DIRECTIONS FOR THIS TASK
Don't include pictures. Quote the lines below from the first through the line that contains "from matplotlib.patches import Rectangle".

DATASET SECTION
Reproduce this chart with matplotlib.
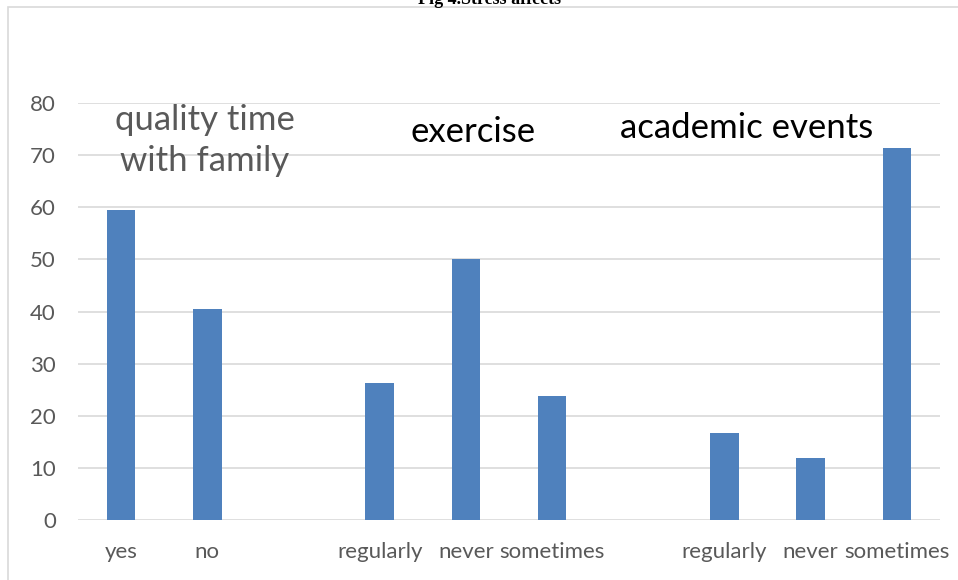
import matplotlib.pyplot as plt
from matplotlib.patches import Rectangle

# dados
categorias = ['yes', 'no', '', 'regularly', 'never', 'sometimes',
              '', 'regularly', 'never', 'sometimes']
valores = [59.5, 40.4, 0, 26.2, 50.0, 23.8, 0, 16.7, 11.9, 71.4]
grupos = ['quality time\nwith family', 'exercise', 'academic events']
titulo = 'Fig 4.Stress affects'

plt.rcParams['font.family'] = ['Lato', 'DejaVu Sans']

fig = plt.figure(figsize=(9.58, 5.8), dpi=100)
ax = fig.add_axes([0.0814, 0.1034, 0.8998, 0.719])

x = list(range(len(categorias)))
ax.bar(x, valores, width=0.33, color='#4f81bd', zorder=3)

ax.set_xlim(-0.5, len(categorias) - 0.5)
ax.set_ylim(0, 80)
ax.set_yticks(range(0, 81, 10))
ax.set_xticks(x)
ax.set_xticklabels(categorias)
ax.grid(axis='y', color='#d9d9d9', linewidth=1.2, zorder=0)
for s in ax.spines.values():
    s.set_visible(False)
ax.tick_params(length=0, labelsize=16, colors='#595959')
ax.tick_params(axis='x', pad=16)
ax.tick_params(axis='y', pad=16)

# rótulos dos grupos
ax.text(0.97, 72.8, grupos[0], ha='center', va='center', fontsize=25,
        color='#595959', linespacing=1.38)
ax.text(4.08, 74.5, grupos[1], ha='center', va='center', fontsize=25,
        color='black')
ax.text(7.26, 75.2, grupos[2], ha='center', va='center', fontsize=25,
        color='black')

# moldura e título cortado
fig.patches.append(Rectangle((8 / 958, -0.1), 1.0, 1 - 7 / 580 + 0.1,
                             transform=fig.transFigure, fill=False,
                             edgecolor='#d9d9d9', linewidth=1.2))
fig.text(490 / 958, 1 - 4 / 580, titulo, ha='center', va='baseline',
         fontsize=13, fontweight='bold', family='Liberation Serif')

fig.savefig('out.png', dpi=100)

RESULT OF THIS EXERCISE
Reproduce this chart with matplotlib.
import matplotlib.pyplot as plt
from matplotlib.patches import Rectangle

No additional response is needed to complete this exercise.